#### [Recorded data]
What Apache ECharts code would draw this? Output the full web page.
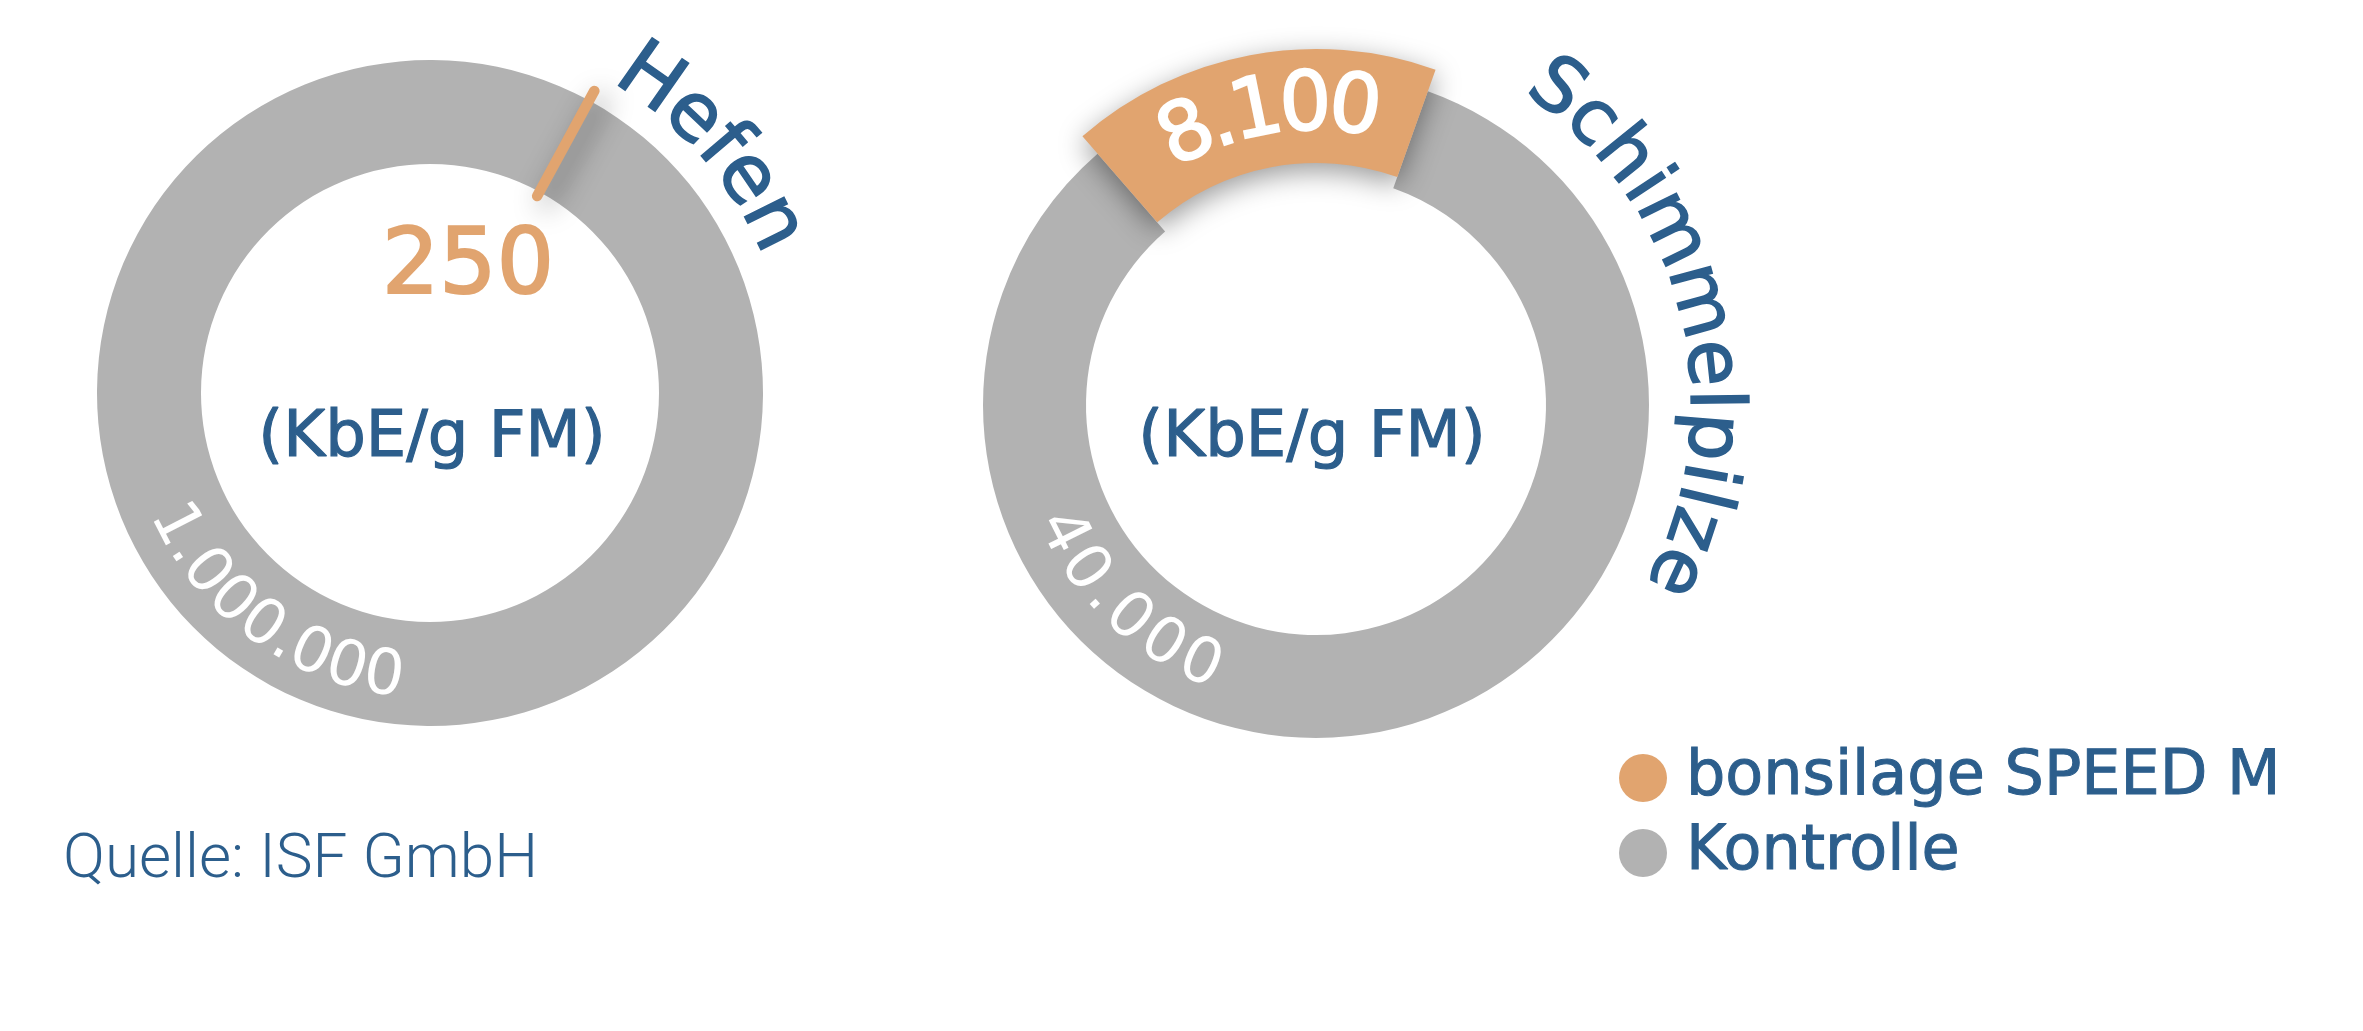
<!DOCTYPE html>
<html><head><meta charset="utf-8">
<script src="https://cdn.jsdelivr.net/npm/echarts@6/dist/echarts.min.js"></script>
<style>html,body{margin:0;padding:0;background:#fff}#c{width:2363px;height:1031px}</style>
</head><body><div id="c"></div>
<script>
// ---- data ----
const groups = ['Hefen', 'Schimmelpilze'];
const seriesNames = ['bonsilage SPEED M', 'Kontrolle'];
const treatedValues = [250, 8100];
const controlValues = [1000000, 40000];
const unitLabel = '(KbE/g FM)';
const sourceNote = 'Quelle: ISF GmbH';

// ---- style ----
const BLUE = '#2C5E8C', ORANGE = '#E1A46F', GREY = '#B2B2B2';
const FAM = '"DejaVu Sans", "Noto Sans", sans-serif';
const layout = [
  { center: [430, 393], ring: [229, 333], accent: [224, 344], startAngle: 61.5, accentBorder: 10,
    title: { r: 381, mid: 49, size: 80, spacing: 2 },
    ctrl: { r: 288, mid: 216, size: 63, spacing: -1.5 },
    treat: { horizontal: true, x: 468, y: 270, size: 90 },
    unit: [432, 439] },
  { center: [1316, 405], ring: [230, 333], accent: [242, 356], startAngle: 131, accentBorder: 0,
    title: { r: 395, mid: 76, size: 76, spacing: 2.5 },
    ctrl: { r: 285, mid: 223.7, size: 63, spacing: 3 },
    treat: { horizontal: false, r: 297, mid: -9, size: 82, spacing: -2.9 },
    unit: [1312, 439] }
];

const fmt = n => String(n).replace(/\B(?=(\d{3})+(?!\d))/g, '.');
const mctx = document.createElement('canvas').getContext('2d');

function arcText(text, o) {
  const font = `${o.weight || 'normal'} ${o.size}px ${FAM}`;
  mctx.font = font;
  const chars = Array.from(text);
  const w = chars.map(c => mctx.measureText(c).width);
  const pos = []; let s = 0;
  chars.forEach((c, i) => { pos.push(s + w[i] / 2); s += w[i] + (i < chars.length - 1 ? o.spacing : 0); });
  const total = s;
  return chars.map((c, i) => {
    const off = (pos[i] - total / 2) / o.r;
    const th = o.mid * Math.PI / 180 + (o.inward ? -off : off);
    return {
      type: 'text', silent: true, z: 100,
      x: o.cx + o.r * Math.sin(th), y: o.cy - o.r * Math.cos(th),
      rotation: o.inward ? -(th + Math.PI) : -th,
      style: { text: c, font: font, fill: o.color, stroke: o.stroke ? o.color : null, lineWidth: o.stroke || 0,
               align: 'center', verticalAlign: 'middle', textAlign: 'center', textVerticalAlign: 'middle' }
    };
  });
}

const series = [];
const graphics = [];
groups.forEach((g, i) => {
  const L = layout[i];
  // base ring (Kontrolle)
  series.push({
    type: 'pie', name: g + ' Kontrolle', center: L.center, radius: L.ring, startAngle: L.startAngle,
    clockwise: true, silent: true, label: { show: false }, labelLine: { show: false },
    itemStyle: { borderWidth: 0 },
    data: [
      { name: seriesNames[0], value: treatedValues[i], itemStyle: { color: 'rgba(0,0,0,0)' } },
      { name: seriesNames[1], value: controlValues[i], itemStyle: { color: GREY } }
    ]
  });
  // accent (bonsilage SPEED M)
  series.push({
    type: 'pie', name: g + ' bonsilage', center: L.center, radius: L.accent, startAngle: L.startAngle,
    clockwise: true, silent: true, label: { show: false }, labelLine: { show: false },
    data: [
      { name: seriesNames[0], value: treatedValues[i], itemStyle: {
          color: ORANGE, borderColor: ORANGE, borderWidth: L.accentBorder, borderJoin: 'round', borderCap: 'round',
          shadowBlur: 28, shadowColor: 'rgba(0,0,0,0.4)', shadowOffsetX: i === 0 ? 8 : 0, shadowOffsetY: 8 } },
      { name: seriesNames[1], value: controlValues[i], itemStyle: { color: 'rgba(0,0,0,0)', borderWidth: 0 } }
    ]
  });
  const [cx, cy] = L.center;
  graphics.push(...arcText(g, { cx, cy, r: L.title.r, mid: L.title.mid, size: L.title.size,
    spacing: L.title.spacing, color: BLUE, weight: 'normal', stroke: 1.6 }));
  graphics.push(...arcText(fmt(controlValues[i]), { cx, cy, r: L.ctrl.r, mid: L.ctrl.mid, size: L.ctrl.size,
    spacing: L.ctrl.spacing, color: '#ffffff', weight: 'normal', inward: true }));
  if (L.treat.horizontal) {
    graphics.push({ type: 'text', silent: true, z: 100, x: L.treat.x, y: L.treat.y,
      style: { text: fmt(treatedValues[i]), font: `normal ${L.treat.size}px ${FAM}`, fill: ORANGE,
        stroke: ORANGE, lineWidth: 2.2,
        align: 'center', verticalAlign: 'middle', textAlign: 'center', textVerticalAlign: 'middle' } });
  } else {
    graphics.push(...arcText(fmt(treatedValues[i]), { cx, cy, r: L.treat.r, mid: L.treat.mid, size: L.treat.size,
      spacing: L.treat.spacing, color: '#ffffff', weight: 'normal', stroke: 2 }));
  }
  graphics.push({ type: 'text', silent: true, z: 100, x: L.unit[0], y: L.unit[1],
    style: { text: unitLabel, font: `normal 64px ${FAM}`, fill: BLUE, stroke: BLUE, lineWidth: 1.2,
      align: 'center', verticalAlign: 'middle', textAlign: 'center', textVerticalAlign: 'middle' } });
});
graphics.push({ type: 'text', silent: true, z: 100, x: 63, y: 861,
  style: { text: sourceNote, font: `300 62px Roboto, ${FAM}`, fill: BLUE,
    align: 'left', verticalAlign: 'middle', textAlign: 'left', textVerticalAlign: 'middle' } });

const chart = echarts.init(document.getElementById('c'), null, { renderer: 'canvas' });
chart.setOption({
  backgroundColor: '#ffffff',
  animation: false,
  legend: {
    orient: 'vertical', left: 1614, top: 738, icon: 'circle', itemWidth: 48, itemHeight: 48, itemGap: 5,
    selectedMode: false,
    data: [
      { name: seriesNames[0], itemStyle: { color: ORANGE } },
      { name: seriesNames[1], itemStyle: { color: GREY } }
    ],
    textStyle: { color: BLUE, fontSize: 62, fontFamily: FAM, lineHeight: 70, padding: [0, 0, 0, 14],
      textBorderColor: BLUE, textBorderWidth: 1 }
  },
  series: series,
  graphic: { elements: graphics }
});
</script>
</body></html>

#### [Requirement]
Quote, please, every line of the material above from its start through the line that has "const mctx = document.createElement('canvas').getContext('2d');", reproducing the words exactly and dropping any images.

#### [Answer below]
What Apache ECharts code would draw this? Output the full web page.
<!DOCTYPE html>
<html><head><meta charset="utf-8">
<script src="https://cdn.jsdelivr.net/npm/echarts@6/dist/echarts.min.js"></script>
<style>html,body{margin:0;padding:0;background:#fff}#c{width:2363px;height:1031px}</style>
</head><body><div id="c"></div>
<script>
// ---- data ----
const groups = ['Hefen', 'Schimmelpilze'];
const seriesNames = ['bonsilage SPEED M', 'Kontrolle'];
const treatedValues = [250, 8100];
const controlValues = [1000000, 40000];
const unitLabel = '(KbE/g FM)';
const sourceNote = 'Quelle: ISF GmbH';

// ---- style ----
const BLUE = '#2C5E8C', ORANGE = '#E1A46F', GREY = '#B2B2B2';
const FAM = '"DejaVu Sans", "Noto Sans", sans-serif';
const layout = [
  { center: [430, 393], ring: [229, 333], accent: [224, 344], startAngle: 61.5, accentBorder: 10,
    title: { r: 381, mid: 49, size: 80, spacing: 2 },
    ctrl: { r: 288, mid: 216, size: 63, spacing: -1.5 },
    treat: { horizontal: true, x: 468, y: 270, size: 90 },
    unit: [432, 439] },
  { center: [1316, 405], ring: [230, 333], accent: [242, 356], startAngle: 131, accentBorder: 0,
    title: { r: 395, mid: 76, size: 76, spacing: 2.5 },
    ctrl: { r: 285, mid: 223.7, size: 63, spacing: 3 },
    treat: { horizontal: false, r: 297, mid: -9, size: 82, spacing: -2.9 },
    unit: [1312, 439] }
];

const fmt = n => String(n).replace(/\B(?=(\d{3})+(?!\d))/g, '.');
const mctx = document.createElement('canvas').getContext('2d');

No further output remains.